| OBJECTIVE |
Report how many lines in the listing below include the word "React". Write nothing besides the number.
##########
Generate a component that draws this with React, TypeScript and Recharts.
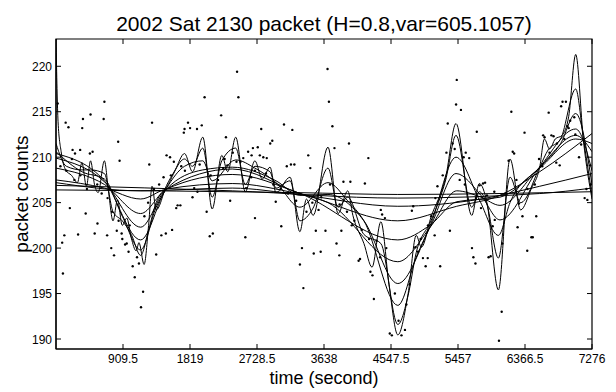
import React from "react";
import {
  ComposedChart,
  Line,
  Scatter,
  XAxis,
  YAxis,
  ReferenceArea
} from "recharts";

// packet counts per interval (time in seconds)
const sampleTime = [
  0, 23, 60, 84, 94, 113, 131, 140, 169, 188, 216, 225, 250, 258, 300, 328, 330, 356, 366, 403,
  420, 460, 469, 497, 525, 560, 563, 620, 647, 657, 694, 700, 750, 760, 788, 825, 844, 850, 863, 891,
  900, 938, 960, 985, 1000, 1041, 1069, 1100, 1126, 1154, 1182, 1200, 1250, 1266, 1304, 1330, 1360, 1400, 1430, 1460,
  1491, 1501, 1548, 1560, 1576, 1600, 1632, 1651, 1688, 1700, 1735, 1745, 1750, 1792, 1820, 1853, 1876, 1914, 1920, 1950,
  1979, 2017, 2045, 2087, 2100, 2129, 2200, 2242, 2270, 2289, 2307, 2326, 2364, 2400, 2450, 2458, 2476, 2504, 2542, 2570,
  2580, 2608, 2650, 2655, 2673, 2700, 2701, 2739, 2767, 2786, 2814, 2850, 2861, 2908, 2936, 2950, 2983, 3050, 3058, 3095,
  3133, 3150, 3189, 3208, 3236, 3260, 3311, 3339, 3358, 3400, 3424, 3452, 3480, 3499, 3527, 3564, 3593, 3600, 3658, 3686,
  3705, 3720, 3752, 3780, 3808, 3846, 3850, 3874, 3902, 3950, 3977, 3996, 4015, 4050, 4108, 4127, 4150, 4193, 4240, 4250,
  4268, 4296, 4315, 4352, 4400, 4409, 4427, 4465, 4484, 4531, 4559, 4600, 4650, 4690, 4737, 4756, 4800, 4831, 4849, 4878,
  4915, 4950, 4981, 5018, 5046, 5050, 5093, 5140, 5150, 5178, 5215, 5250, 5300, 5318, 5347, 5384, 5412, 5431, 5440, 5480,
  5497, 5534, 5550, 5562, 5609, 5647, 5666, 5694, 5700, 5712, 5750, 5769, 5797, 5825, 5850, 5872, 5900, 5928, 5950, 5956,
  6013, 6050, 6060, 6100, 6144, 6181, 6200, 6219, 6250, 6266, 6285, 6332, 6360, 6397, 6400, 6453, 6472, 6500, 6519, 6557,
  6600, 6613, 6632, 6688, 6700, 6725, 6754, 6791, 6800, 6838, 6857, 6876, 6900, 6922, 6941, 6960, 6980, 7035, 7050, 7100,
  7129, 7176, 7200, 7213, 7251, 7260
];

const sampleCount = [
  223.0, 215.9, 209.0, 200.6, 197.2, 201.4, 213.8, 208.5, 213.3, 204.4, 209.8, 210.8, 207.5, 210.4, 201.5, 210.8, 208.0, 213.2, 214.2, 203.8,
  206.5, 210.4, 214.7, 210.6, 201.6, 207.0, 202.7, 206.0, 214.2, 216.1, 201.4, 205.5, 200.0, 204.0, 199.2, 201.9, 211.7, 203.0, 209.6, 201.6,
  201.0, 200.4, 200.5, 199.6, 202.5, 198.0, 196.8, 199.0, 198.3, 193.5, 195.2, 203.5, 205.0, 209.2, 213.8, 206.5, 199.3, 207.0, 201.4, 207.8,
  201.6, 210.2, 210.0, 208.0, 202.0, 209.5, 204.4, 204.7, 204.7, 209.0, 212.7, 213.1, 208.5, 213.8, 213.2, 205.6, 206.6, 213.1, 206.2, 209.2,
  213.5, 216.6, 204.0, 201.3, 208.0, 201.6, 207.5, 214.6, 208.8, 209.8, 212.2, 209.1, 205.2, 210.5, 209.5, 219.4, 216.6, 209.5, 209.9, 201.2,
  206.6, 210.6, 207.8, 210.2, 211.0, 208.5, 203.3, 211.1, 210.2, 213.1, 210.0, 208.2, 209.9, 211.5, 211.8, 207.0, 205.1, 206.5, 202.4, 213.6,
  209.0, 206.0, 209.2, 213.0, 209.2, 205.2, 198.2, 200.0, 195.6, 204.0, 210.2, 208.8, 205.0, 199.4, 201.9, 204.2, 199.6, 205.6, 201.9, 219.7,
  216.1, 207.0, 213.4, 211.0, 200.5, 199.2, 204.8, 201.9, 207.3, 204.0, 211.5, 207.3, 202.5, 203.0, 198.6, 198.8, 202.0, 207.1, 209.9, 201.0,
  197.4, 197.0, 194.4, 200.8, 199.0, 204.2, 203.7, 203.3, 200.0, 190.6, 190.4, 195.0, 192.0, 190.4, 191.0, 193.8, 196.0, 204.1, 204.6, 200.1,
  199.6, 201.0, 198.9, 198.0, 198.9, 202.5, 203.5, 201.4, 205.5, 206.8, 198.0, 208.0, 210.5, 213.7, 201.9, 211.5, 210.9, 215.8, 218.5, 207.5,
  215.2, 210.0, 207.0, 210.5, 209.9, 200.0, 199.0, 198.3, 205.5, 212.8, 206.9, 204.4, 207.1, 207.2, 205.8, 199.0, 199.1, 202.4, 206.2, 203.1,
  189.8, 193.0, 200.5, 206.0, 209.6, 215.0, 210.6, 210.4, 207.5, 202.3, 204.9, 203.5, 212.7, 199.7, 206.5, 201.2, 201.2, 207.0, 203.5, 209.8,
  209.0, 212.4, 212.2, 214.9, 210.5, 212.4, 212.3, 209.4, 211.5, 209.1, 215.6, 216.1, 212.0, 216.1, 213.4, 213.2, 214.0, 214.4, 212.5, 210.0,
  211.4, 205.5, 206.5, 205.3, 209.1, 207.0
];

// smoothed estimates, coarsest first
const fit1: [number, number][] = [
  [0, 206.4], [3283, 206.1], [4640, 205.9], [7276, 206.2]
];
const fit2: [number, number][] = [
  [0, 206.9], [2392, 206.3], [4640, 205.5], [6566, 206.0], [7276, 206.6]
];
const fit3: [number, number][] = [
  [0, 207.2], [1149, 206.3], [2392, 206.6], [3283, 205.9], [4640, 204.6], [5769, 205.4], [6566, 206.8], [7276, 208.2]
];
const fit4: [number, number][] = [
  [0, 207.5], [657, 206.6], [1149, 205.4], [1501, 206.5], [2392, 207.1], [3283, 206.0], [4640, 203.0],
  [5440, 204.6], [6027, 205.8], [6566, 208.4], [7276, 212.6]
];
const fit5: [number, number][] = [
  [0, 208.8], [657, 207.0], [1149, 203.8], [1501, 206.5], [2392, 208.1], [3283, 206.1], [4640, 200.9],
  [5089, 202.6], [5440, 205.1], [6027, 205.6], [6566, 208.8], [7055, 212.0], [7276, 211.5]
];
const fit6: [number, number][] = [
  [0, 209.9], [657, 207.3], [1149, 202.3], [1501, 206.5], [2392, 208.7], [3283, 206.1], [3692, 205.0],
  [4640, 198.5], [5089, 202.4], [5440, 206.3], [5769, 205.6], [6027, 204.7], [6566, 208.9], [7055, 212.4], [7276, 210.6]
];
const fit7: [number, number][] = [
  [0, 210.4], [657, 207.4], [1149, 200.9], [1501, 206.5], [1993, 208.6], [2392, 208.9], [2987, 207.4],
  [3310, 205.8], [3692, 205.9], [4180, 203.0], [4640, 196.1], [5090, 202.5], [5430, 208.2], [5769, 205.8],
  [6027, 203.1], [6566, 208.9], [7055, 213.1], [7276, 208.5]
];
const fit8: [number, number][] = [
  [0, 210.6], [352, 208.4], [657, 207.6], [900, 203.5], [1149, 199.8], [1360, 204.5], [1501, 206.6],
  [1745, 209.0], [1993, 209.6], [2120, 207.4], [2439, 209.7], [2700, 208.8], [2987, 207.2], [3310, 204.5],
  [3692, 207.2], [3960, 205.2], [4180, 203.0], [4640, 193.7], [4890, 199.0], [5090, 202.7], [5430, 210.0],
  [5747, 205.3], [6005, 201.4], [6163, 205.0], [6566, 208.9], [6850, 211.5], [7055, 214.8], [7276, 207.0]
];
const fit9: [number, number][] = [
  [0, 211.5], [141, 209.0], [352, 208.6], [469, 208.6], [657, 208.2], [774, 204.0], [900, 203.0],
  [1022, 201.5], [1149, 199.2], [1257, 202.0], [1360, 205.0], [1501, 206.7], [1745, 209.8], [1853, 209.0],
  [1993, 211.0], [2120, 205.6], [2251, 209.6], [2439, 211.0], [2570, 207.0], [2700, 209.0], [2905, 208.4],
  [2987, 206.6], [3177, 207.4], [3310, 203.0], [3490, 204.4], [3692, 208.8], [3830, 204.5], [3960, 205.6],
  [4180, 201.5], [4410, 200.5], [4640, 191.6], [4780, 194.8], [4890, 199.5], [5090, 203.0], [5290, 207.5],
  [5430, 212.4], [5643, 204.5], [5747, 206.2], [5850, 204.8], [6005, 198.9], [6163, 207.8], [6308, 205.0],
  [6566, 208.9], [6680, 210.8], [6850, 212.0], [7055, 217.5], [7160, 212.0], [7276, 205.8]
];
const fit10: [number, number][] = [
  [0, 222.9], [28, 213.9], [70, 210.6], [131, 208.6], [211, 208.0], [291, 207.2], [352, 209.4], [413, 206.8],
  [469, 209.6], [525, 206.9], [572, 206.1], [657, 209.6], [713, 206.2], [774, 203.0], [835, 205.3], [900, 202.5],
  [961, 203.3], [1022, 201.1], [1088, 199.7], [1126, 200.6], [1196, 198.2], [1257, 202.5], [1304, 206.8],
  [1360, 204.2], [1501, 206.9], [1618, 208.6], [1745, 210.4], [1853, 208.4], [1993, 212.2], [2120, 204.3],
  [2251, 210.2], [2331, 208.4], [2439, 212.2], [2570, 206.2], [2700, 209.6], [2800, 207.6], [2905, 208.9],
  [2987, 206.1], [3177, 207.8], [3310, 201.8], [3400, 205.4], [3490, 203.6], [3692, 211.1], [3830, 203.8],
  [3960, 206.3], [4030, 203.6], [4180, 200.5], [4290, 197.9], [4410, 202.9], [4520, 196.0], [4640, 190.45],
  [4780, 195.0], [4890, 201.4], [4960, 200.1], [5090, 203.4], [5290, 207.8], [5430, 213.7], [5643, 203.6],
  [5747, 207.1], [5850, 205.0], [6005, 195.4], [6163, 209.8], [6308, 204.2], [6450, 206.5], [6566, 208.9],
  [6630, 212.0], [6700, 210.9], [6777, 212.0], [6870, 212.4], [6960, 214.5], [7055, 221.3], [7160, 211.8],
  [7276, 205.4]
];

const xTicks = [909.5, 1819, 2728.5, 3638, 4547.5, 5457, 6366.5, 7276];
const yTicks = [190, 195, 200, 205, 210, 215, 220];
const xDomain: [number, number] = [0, 7276];
const yDomain: [number, number] = [188.9, 223.0];

const W = 616;
const H = 392;
const PLOT = { left: 56, right: 592, top: 39, bottom: 349 };
const FONT = "'Liberation Sans', Arial, Helvetica, sans-serif";

const samples = sampleTime.map((t, i) => ({ t, v: sampleCount[i] }));
const fits = [fit1, fit2, fit3, fit4, fit5, fit6, fit7, fit8, fit9, fit10].map((f) =>
  f.map(([t, v]) => ({ t, v }))
);

function XTick(props: any) {
  const { x, payload } = props;
  return (
    <g>
      <line x1={x} x2={x} y1={PLOT.bottom} y2={PLOT.bottom - 5} stroke="#000" />
      <line x1={x} x2={x} y1={PLOT.top} y2={PLOT.top + 5} stroke="#000" />
      <text x={x} y={363} textAnchor="middle" fontSize={12} fontFamily={FONT} fill="#000">
        {String(payload.value)}
      </text>
    </g>
  );
}

function YTick(props: any) {
  const { y, payload } = props;
  return (
    <g>
      <line x1={PLOT.left} x2={PLOT.left + 5} y1={y} y2={y} stroke="#000" />
      <line x1={PLOT.right} x2={PLOT.right - 5} y1={y} y2={y} stroke="#000" />
      <text x={PLOT.left - 4} y={y + 4.5} textAnchor="end" fontSize={12} fontFamily={FONT} fill="#000">
        {String(payload.value)}
      </text>
    </g>
  );
}

const Dot = (p: any) => <circle cx={p.cx} cy={p.cy} r={1.2} fill="#000" />;

export default function App() {
  return (
    <div style={{ position: "absolute", left: 0, top: 0, width: W, height: H, background: "#fff" }}>
      <ComposedChart
        width={W}
        height={H}
        margin={{ top: PLOT.top, right: W - PLOT.right, bottom: 0, left: 0 }}
      >
        <XAxis
          type="number"
          dataKey="t"
          domain={xDomain}
          ticks={xTicks}
          interval={0}
          allowDataOverflow
          height={H - PLOT.bottom}
          tickLine={false}
          axisLine={{ stroke: "#000", strokeWidth: 1.2 }}
          tick={(p: any) => <XTick {...p} />}
        />
        <YAxis
          type="number"
          dataKey="v"
          domain={yDomain}
          ticks={yTicks}
          interval={0}
          allowDataOverflow
          width={PLOT.left}
          tickLine={false}
          axisLine={{ stroke: "#000", strokeWidth: 1.2 }}
          tick={(p: any) => <YTick {...p} />}
        />
        <Scatter data={samples} dataKey="v" shape={Dot} isAnimationActive={false} />
        {fits.map((f, i) => (
          <Line
            key={i}
            data={f}
            dataKey="v"
            type="monotone"
            dot={false}
            activeDot={false}
            stroke="#000"
            strokeWidth={1}
            isAnimationActive={false}
          />
        ))}
        <ReferenceArea
          x1={xDomain[0]}
          x2={xDomain[1]}
          y1={yDomain[0]}
          y2={yDomain[1]}
          fill="none"
          fillOpacity={0}
          stroke="#000"
          strokeWidth={1.2}
          strokeOpacity={1}
        />
      </ComposedChart>
      <svg
        width={W}
        height={H}
        style={{ position: "absolute", left: 0, top: 0, pointerEvents: "none" }}
      >
        <text x={(PLOT.left + PLOT.right) / 2} y={31} textAnchor="middle" fontSize={21} fontFamily={FONT} fill="#000">
          2002 Sat 2130 packet (H=0.8,var=605.1057)
        </text>
        <text x={(PLOT.left + PLOT.right) / 2} y={384} textAnchor="middle" fontSize={18} fontFamily={FONT} fill="#000">
          time (second)
        </text>
        <text
          x={0}
          y={0}
          transform={`translate(28, ${(PLOT.top + PLOT.bottom) / 2}) rotate(-90)`}
          textAnchor="middle"
          fontSize={19}
          fontFamily={FONT}
          fill="#000"
        >
          packet counts
        </text>
      </svg>
    </div>
  );
}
##########
| CORRECT OUTPUT |
2